|Platform-level EW Architectures for Joint/Coalition Air Operations
|Systems Concepts and Integration|
coalition operations, data fusion, interface control documents, interoperability, networked, open interfaces, open systems, platform-level, rapid integration, reduced through life costs, situational awareness, standardisation
Defensive Aids Systems (DAS) / Aircraft Survivability Equipment (ASE) contribute to survivability by providing self-protection capabilities to the warfighter, the platform and the mission. The problem is that it takes too long and costs too much to upgrade and maintain these systems through life. Furthermore, DAS / ASE systems traditionally employ proprietary closed communication links between sub-systems. This restricts information sharing to the wider system that could be used to enable enhanced survivability capabilities such as: improved situational awareness, better decision making and improved countermeasure response. This activity addresses two main capability gaps:
1. Survivability of the platform (on-board):
The ability to rapidly upgrade survivability, taking into account legacy systems and through-life cost.
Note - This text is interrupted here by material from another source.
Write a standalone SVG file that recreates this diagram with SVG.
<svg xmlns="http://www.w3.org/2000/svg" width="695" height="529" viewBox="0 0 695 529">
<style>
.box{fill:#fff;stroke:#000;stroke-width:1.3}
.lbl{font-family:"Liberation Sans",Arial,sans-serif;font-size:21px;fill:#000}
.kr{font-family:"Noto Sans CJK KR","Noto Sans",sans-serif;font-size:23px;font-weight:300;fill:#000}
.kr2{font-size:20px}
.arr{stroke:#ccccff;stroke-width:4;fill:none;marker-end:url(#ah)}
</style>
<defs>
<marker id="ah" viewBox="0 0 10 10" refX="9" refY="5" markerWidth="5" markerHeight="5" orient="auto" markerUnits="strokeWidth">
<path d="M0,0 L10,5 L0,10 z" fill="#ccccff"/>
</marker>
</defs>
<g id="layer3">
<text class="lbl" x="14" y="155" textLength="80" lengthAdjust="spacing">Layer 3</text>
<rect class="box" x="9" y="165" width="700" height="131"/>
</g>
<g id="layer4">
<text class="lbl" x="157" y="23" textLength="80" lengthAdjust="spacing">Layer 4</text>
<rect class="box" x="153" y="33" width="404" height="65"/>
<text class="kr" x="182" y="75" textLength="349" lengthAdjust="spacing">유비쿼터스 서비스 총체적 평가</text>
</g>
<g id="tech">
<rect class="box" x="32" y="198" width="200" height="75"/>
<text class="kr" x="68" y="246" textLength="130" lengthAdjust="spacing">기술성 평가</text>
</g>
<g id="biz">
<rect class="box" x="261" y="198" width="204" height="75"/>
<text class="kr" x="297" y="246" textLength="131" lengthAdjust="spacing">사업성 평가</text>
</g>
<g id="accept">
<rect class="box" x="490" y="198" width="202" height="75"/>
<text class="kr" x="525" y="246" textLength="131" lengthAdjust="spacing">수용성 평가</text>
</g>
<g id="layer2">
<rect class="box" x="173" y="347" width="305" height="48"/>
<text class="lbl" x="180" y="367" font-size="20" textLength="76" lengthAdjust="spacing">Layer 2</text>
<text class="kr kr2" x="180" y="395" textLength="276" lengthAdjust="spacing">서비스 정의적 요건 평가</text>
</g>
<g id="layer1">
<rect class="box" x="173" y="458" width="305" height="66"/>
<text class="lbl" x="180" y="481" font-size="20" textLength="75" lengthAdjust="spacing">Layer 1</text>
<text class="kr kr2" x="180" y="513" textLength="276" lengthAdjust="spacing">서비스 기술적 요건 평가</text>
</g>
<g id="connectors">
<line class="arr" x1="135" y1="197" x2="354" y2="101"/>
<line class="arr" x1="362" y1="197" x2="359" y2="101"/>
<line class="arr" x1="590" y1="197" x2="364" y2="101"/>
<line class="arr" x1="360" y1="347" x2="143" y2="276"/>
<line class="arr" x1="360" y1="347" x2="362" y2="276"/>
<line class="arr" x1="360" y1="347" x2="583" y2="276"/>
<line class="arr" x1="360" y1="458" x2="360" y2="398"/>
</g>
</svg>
Open communication between sensors, effectors and on-board aircraft mission systems.
Optimisation of self-defence through intelligent system decision making and programming.
2. Information sharing (off-board):
The ability to integrate to the network and share information to enable improved situational awareness, including threat geo-location capability.
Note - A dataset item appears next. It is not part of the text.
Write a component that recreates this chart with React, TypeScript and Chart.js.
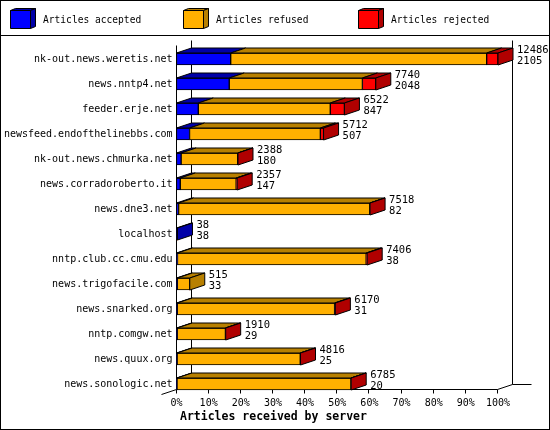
import React, { useEffect, useRef } from "react";
import { Chart, registerables } from "chart.js";

Chart.register(...registerables);

// servers, top to bottom
const hosts = [
  "nk-out.news.weretis.net",
  "news.nntp4.net",
  "feeder.erje.net",
  "newsfeed.endofthelinebbs.com",
  "nk-out.news.chmurka.net",
  "news.corradoroberto.it",
  "news.dne3.net",
  "localhost",
  "nntp.club.cc.cmu.edu",
  "news.trigofacile.com",
  "news.snarked.org",
  "nntp.comgw.net",
  "news.quux.org",
  "news.sonologic.net",
];

// numbers printed to the right of each bar
const totals = [12486, 7740, 6522, 5712, 2388, 2357, 7518, 38, 7406, 515, 6170, 1910, 4816, 6785];
const accepted = [2105, 2048, 847, 507, 180, 147, 82, 38, 38, 33, 31, 29, 25, 20];
// estimated from the bar segments
const refused = [9941, 5172, 5125, 5080, 2198, 2170, 7426, 0, 7328, 482, 6109, 1871, 4781, 6755];
const rejected = [440, 520, 550, 125, 10, 40, 10, 0, 40, 0, 30, 10, 10, 10];

const percentTicks = [0, 10, 20, 30, 40, 50, 60, 70, 80, 90, 100];

const seriesLabels = ["Articles accepted", "Articles refused", "Articles rejected"];
const frontColors = ["#0000ff", "#ffb000", "#ff0000"];
const darkColors = ["#0000a8", "#b88000", "#b00000"];

const MONO = "'DejaVu Sans Mono', monospace";
const DX = 15;
const DY = -5;
const BAR_H = 12;

const maxTotal = Math.max(...totals);

const poly = (ctx: CanvasRenderingContext2D, pts: number[][], fill: string) => {
  ctx.beginPath();
  ctx.moveTo(pts[0][0], pts[0][1]);
  for (let i = 1; i < pts.length; i++) ctx.lineTo(pts[i][0], pts[i][1]);
  ctx.closePath();
  ctx.fillStyle = fill;
  ctx.fill();
  ctx.stroke();
};

const line = (ctx: CanvasRenderingContext2D, x1: number, y1: number, x2: number, y2: number) => {
  ctx.beginPath();
  ctx.moveTo(x1, y1);
  ctx.lineTo(x2, y2);
  ctx.stroke();
};

const frame3d = {
  id: "frame3d",
  beforeDraw(chart: any) {
    const ctx = chart.ctx as CanvasRenderingContext2D;
    const { width, height } = chart;
    ctx.save();
    ctx.fillStyle = "#fff";
    ctx.fillRect(0, 0, width, height);
    ctx.strokeStyle = "#000";
    ctx.lineWidth = 1;
    ctx.strokeRect(0.5, 0.5, width - 1, height - 1);
    line(ctx, 0, 35.5, width, 35.5);

    // legend with little cubes
    const boxX = [10, 183, 358];
    ctx.font = `9.6px ${MONO}`;
    ctx.textBaseline = "middle";
    seriesLabels.forEach((lab, i) => {
      const x = boxX[i] + 0.5;
      const y = 10.5;
      const w = 20;
      const h = 18;
      poly(ctx, [[x, y], [x + w, y], [x + w + 5, y - 2], [x + 5, y - 2]], darkColors[i]);
      poly(ctx, [[x + w, y], [x + w + 5, y - 2], [x + w + 5, y + h - 2], [x + w, y + h]], darkColors[i]);
      poly(ctx, [[x, y], [x + w, y], [x + w, y + h], [x, y + h]], frontColors[i]);
      ctx.fillStyle = "#000";
      ctx.fillText(lab, boxX[i] + 33, 20);
    });
    ctx.restore();
  },
  beforeDatasetsDraw(chart: any) {
    const ctx = chart.ctx as CanvasRenderingContext2D;
    const xs = chart.scales.x;
    const ys = chart.scales.y;
    const left = Math.round(xs.getPixelForValue(0)) - 0.5;
    const right = Math.round(xs.getPixelForValue(maxTotal)) - 0.5;
    const floor = Math.round(ys.getPixelForValue(hosts.length - 1) + BAR_H / 2) - 0.5;
    const top = 40.5;
    ctx.save();
    ctx.strokeStyle = "#000";
    ctx.lineWidth = 1;
    line(ctx, left + DX, top, left + DX, floor + DY);
    line(ctx, right + DX, top, right + DX, floor + DY);
    line(ctx, left, top - DY, left, floor);
    line(ctx, left, floor, right, floor);
    line(ctx, right, floor, right + DX, floor + DY);
    line(ctx, right + DX, floor + DY, right + DX + 19, floor + DY);
    line(ctx, left, floor, left - DX, floor - DY);
    percentTicks.forEach((p) => {
      const tx = Math.round(xs.getPixelForValue((p / 100) * maxTotal)) - 0.5;
      line(ctx, tx, floor, tx, floor + 4);
    });
    ctx.restore();
  },
  afterDatasetsDraw(chart: any) {
    const ctx = chart.ctx as CanvasRenderingContext2D;
    ctx.save();
    ctx.strokeStyle = "#000";
    ctx.lineWidth = 1;
    hosts.forEach((_, i) => {
      let last: any = null;
      let lastDs = 0;
      for (let d = 0; d < 3; d++) {
        const el = chart.getDatasetMeta(d).data[i];
        const v = chart.data.datasets[d].data[i];
        if (!el || !v) continue;
        const { x, y, base } = el.getProps(["x", "y", "base"], true);
        const t = y - BAR_H / 2;
        poly(ctx, [[base, t], [x, t], [x + DX, t + DY], [base + DX, t + DY]], darkColors[d]);
        last = { x, y };
        lastDs = d;
      }
      if (!last) return;
      const t = last.y - BAR_H / 2;
      const b = last.y + BAR_H / 2;
      poly(ctx, [[last.x, t], [last.x + DX, t + DY], [last.x + DX, b + DY], [last.x, b]], darkColors[lastDs]);
      ctx.fillStyle = "#000";
      ctx.font = `10.5px ${MONO}`;
      ctx.textBaseline = "middle";
      ctx.textAlign = "left";
      ctx.fillText(String(totals[i]), last.x + DX + 4, last.y - 9);
      ctx.fillText(String(accepted[i]), last.x + DX + 4, last.y + 2);
    });

    // axis title
    ctx.font = `bold 11.5px ${MONO}`;
    ctx.fillText("Articles received by server", 180, 417);
    ctx.restore();
  },
};

export default function App() {
  const canvasRef = useRef<HTMLCanvasElement>(null);

  useEffect(() => {
    if (!canvasRef.current) return;
    const series = [accepted, refused, rejected];
    const chart = new Chart(canvasRef.current, {
      type: "bar",
      data: {
        labels: hosts,
        datasets: series.map((data, d) => ({
          label: seriesLabels[d],
          data,
          backgroundColor: frontColors[d],
          borderColor: "#000",
          borderWidth: (c: any) => (c.raw > 0 ? 1 : 0),
          borderSkipped: false,
          barThickness: BAR_H,
        })),
      },
      options: {
        indexAxis: "y",
        responsive: false,
        animation: false,
        layout: { padding: { top: 46.5, right: 52, left: 0, bottom: 0 } },
        plugins: {
          legend: { display: false },
          tooltip: { enabled: false },
        },
        scales: {
          x: {
            stacked: true,
            min: 0,
            max: maxTotal,
            grid: { display: false, drawTicks: false },
            border: { display: false },
            afterBuildTicks: (s: any) => {
              s.ticks = percentTicks.map((p) => ({ value: (p / 100) * maxTotal }));
            },
            afterFit: (s: any) => {
              s.height = 33.5;
            },
            ticks: {
              color: "#000",
              padding: 1,
              maxRotation: 0,
              autoSkip: false,
              font: { family: MONO, size: 10 },
              callback: (_v: any, idx: number) => `${percentTicks[idx]}%`,
            },
          },
          y: {
            stacked: true,
            grid: { display: false, drawTicks: false },
            border: { display: false },
            afterFit: (s: any) => {
              s.width = 176.5;
            },
            ticks: {
              color: "#000",
              padding: 4,
              autoSkip: false,
              font: { family: MONO, size: 10 },
            },
          },
        },
      },
      plugins: [frame3d],
    } as any);
    return () => chart.destroy();
  }, []);

  return (
    <div style={{ position: "fixed", left: 0, top: 0 }}>
      <canvas ref={canvasRef} width={550} height={430} />
    </div>
  );
}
To address these capability gaps, there is a need to develop a coherent DAS / ASE architecture approach across platform types. This approach will be enabled by the joint development of open interfaces and agreed use of existing standards where possible. Open interface in this context means a government agreed, non-proprietary, standardised interface that is available to and widely endorsed by all relevant system and subsystem stakeholders.
NATO collaboration on this activity offers the following benefits: enhanced survivability, improved interoperability and reduced integration cost and time. Furthermore open interfaces support industrial strategies by enabling faster integration of novel and niche technical capabilities from small and medium enterprises as well as large organisations.
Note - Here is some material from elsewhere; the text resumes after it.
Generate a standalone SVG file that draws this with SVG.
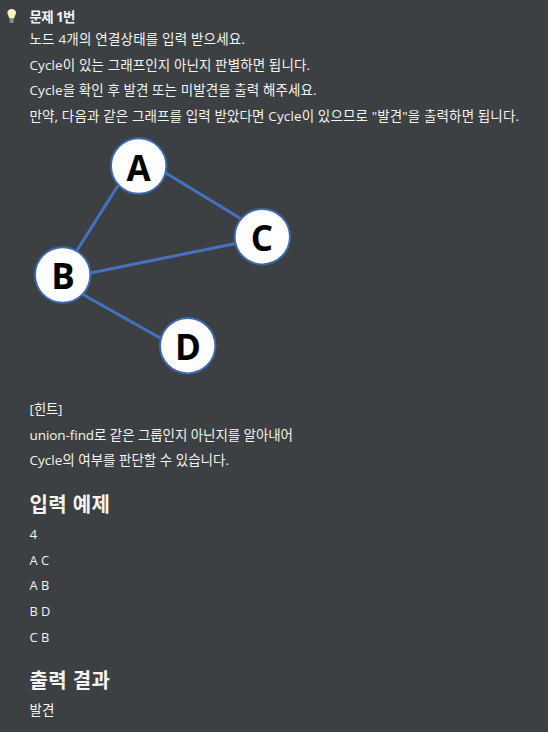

Agree open architecture definitions.
Define the problem:
o Understand current DAS / ASE architecture approaches and programmes across NATO participants by conducting a stock-take activity.
o Define associated architecture requirements.
Research methods and input data:
o Research relevant open architecture best practice within other domains (e.g. air, land and maritime) and other industries.
o Survey existing standards and methods for off-board networking, e.g. information pull / push.
o Define near, medium and long term objectives for off-board networking.
o Define architecture concepts with a focus on priority areas/points, e.g. interface gateways, processing approaches, algorithms, programming and associated test and evaluation (T&E).
o Define corresponding NATO open interfaces.
o Define a NATO architecture roadmap identifying participants architecture evolution.
Make conclusions and recommendations:
o Including those relating to the potential development of a DAS / ASE Open Architecture STANAG.
1. Consideration of priority threat scenarios.
2. Workshops to capture requirements from warfighters / operators and maintainers.
3. Identification of priority areas within the architecture concepts where collaboration across NATO would achieve maximum benefit and develop open interfaces at those points.
4. Liaison will be maintained with two other parallel SCI task group activities focused on:
i. Operational Assessment of real time Emitter Geolocation Algorithms for Enhanced SA (SCI-257)
ii. Distributed EW Architectures for Joint/Coalition Ops (SCI-259)
5. Comprehensive industry engagement.
6. Close liaison with NATO ACG3 / SG2.